Photo from Wikimedia Commons / Author of Photo: Women's eNews

Overview

* Co-founder and co-president of the National Women’s Law Center
* Attorney specializing in sexual discrimination law
* Embraces radical feminist agendas


Marcia Greenberger is a co-founder and a former co-president of the National Women’s Law Center (NWLC). She is considered to be an expert on sexual discrimination law. She received her B.A. from the University of Pennsylvania in 1967 and a law degree from the University of Pennsylvania Law School three years later. She practiced law with the Washington, D.C. firm of Caplin and Drysdale from 1970 to 1972. In 1972 she founded the Women’s Rights Project of the Center for Law and Social Policy, the predecessor of NWLC. In 1981 she co-founded NWLC.

Greenberger has also been a member of the board of directors for both the Religious Coalition for Reproductive Choice and the Center for Children’s Policy Practice and Research (at the University of Pennsylvania); Chair of the Special Committee on Jurisdictional Immunity of the American Bar Association; Fellow of the American Bar Foundation; and a member of both the American Law Institute and the American Bar Association Council of the Individual Rights and Responsibilities Section. Greenberger has been called one of the twenty-five heroines for women’s rights in the workplace by Working Woman Magazine, and one of Washington, D.C.’s most powerful women by Washingtonian Magazine.

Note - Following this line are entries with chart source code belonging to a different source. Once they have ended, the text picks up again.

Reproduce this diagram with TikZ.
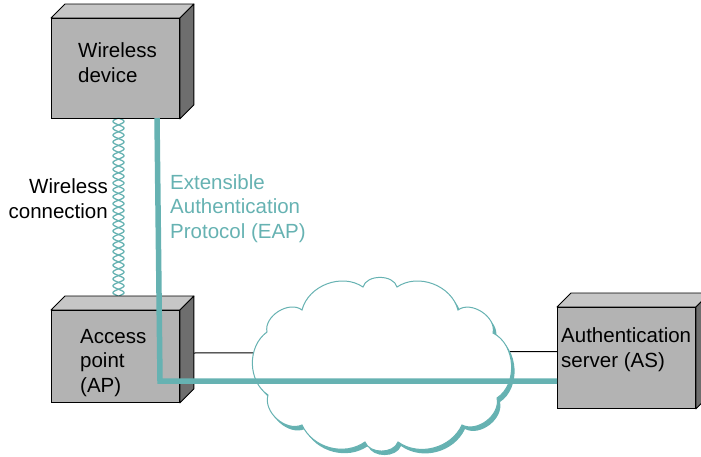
\documentclass[tikz,border=0pt]{standalone}
\usepackage{fontspec}
\setmainfont{Liberation Sans}
\usetikzlibrary{calc}
\definecolor{teal1}{RGB}{102,178,178}
\definecolor{boxfront}{RGB}{179,179,179}
\definecolor{boxtop}{RGB}{198,198,198}
\definecolor{boxside}{RGB}{110,110,110}
\begin{document}
\begin{tikzpicture}[x=1pt,y=-1pt,
  front/.style={draw=black, line width=0.9pt, fill=boxfront, inner sep=0pt, anchor=north west},
  topface/.style={draw=black, line width=0.9pt, fill=boxtop, line join=round},
  sideface/.style={draw=black, line width=0.9pt, fill=boxside, line join=round},
  txt/.style={font=\fontsize{20.5}{24.5}\selectfont, align=left, inner sep=0pt},
  eap/.style={draw=teal1, line width=5.5pt},
  helix/.style={draw=teal1, line width=1.3pt},
  link/.style={draw=black, line width=1pt},
  cloudpath/.style={insert path={(267,332) to[bend left=70] (302,310) to[bend left=55] (363,287)
     to[bend left=75] (397,287) to[bend left=55] (458,310) to[bend left=70] (493,333)
     to[bend left=60] (497,398) to[bend left=65] (462,425) to[bend left=50] (398,442)
     to[bend left=70] (365,442) to[bend left=50] (302,425) to[bend left=65] (268,395)
     to[bend left=55] (267,332) -- cycle}}
]
\useasboundingbox (0,0) rectangle (701,456);

% box front faces
\node[front, minimum width=128pt, minimum height=100pt] (wd) at (51,18) {};
\node[front, minimum width=128pt, minimum height=92pt] (ap) at (51,310) {};
\node[front, minimum width=138pt, minimum height=101pt] (as) at (557,307) {};

% wired links (cloud covers the middle)
\coordinate (apport) at (193,353);
\coordinate (asport) at (557,351.5);
\draw[link] (apport) -- (asport);

% cloud
\fill[teal1, shift={(3,4)}, cloudpath];
\path[fill=white, draw=teal1, line width=1pt, cloudpath];

% wireless helix
\draw[helix] plot[domain=0:178, samples=400, smooth] ({118.5+5.5*sin(26.277*\x)}, {118+\x});
\draw[helix] plot[domain=0:178, samples=400, smooth] ({118.5-5.5*sin(26.277*\x)}, {118+\x});

% 3D faces
\foreach \b in {wd,ap,as}{
  \filldraw[topface] (\b.north west) -- ++(14,-14) -- ($(\b.north east)+(14,-14)$) -- (\b.north east) -- cycle;
  \filldraw[sideface] (\b.north east) -- ++(14,-14) -- ($(\b.south east)+(14,-14)$) -- (\b.south east) -- cycle;
  \draw[line width=0.9pt] (\b.north west) rectangle (\b.south east);
}

% EAP path (drawn over the access point)
\coordinate (eaptop) at (157,118);
\coordinate (eapcorner) at (160,381);
\draw[eap] (eaptop) -- (eapcorner) -- (as.west |- eapcorner);

% texts (base anchor = baseline of the last line)
\node[txt, anchor=base west] (wdtext) at (78,82) {Wireless\\device};
\node[txt, anchor=base west] (aptext) at (80,392) {Access\\point\\(AP)};
\node[txt, anchor=base west] (astext) at (561,367) {Authentication\\server (AS)};
\node[txt, align=right, anchor=base east] (wctext) at (108,218) {Wireless\\connection};
\node[txt, text=teal1, anchor=base west] (eaptext) at (170,238) {Extensible\\Authentication\\Protocol (EAP)};
\end{tikzpicture}
\end{document}
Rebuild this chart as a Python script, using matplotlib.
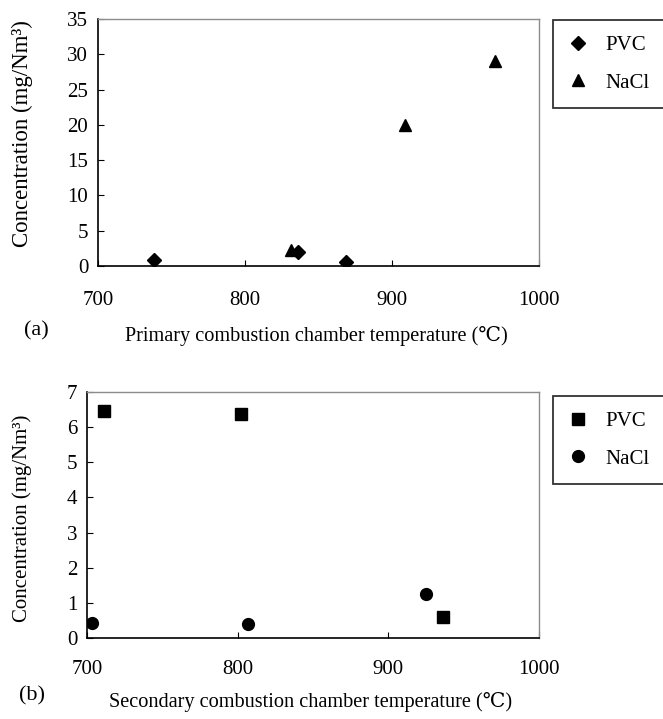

Greenberger believes that American women continue to face many more obstacles to success than their male counterparts. “Even though a lot has changed,” she says, “many problems remain. It is not acceptable to openly discriminate against women anymore, but stereotyped notions about women’s capabilities are hard to erase. 1972 to today is a drop in the bucket over the space of history. It’s surprising how much there is still to do.  There’s been little progress on the income wage gap, and the leadership in colleges, foreign policy, and corporations are primarily men.  We have not yet seen strong public policies to help combining family and work responsibilities.”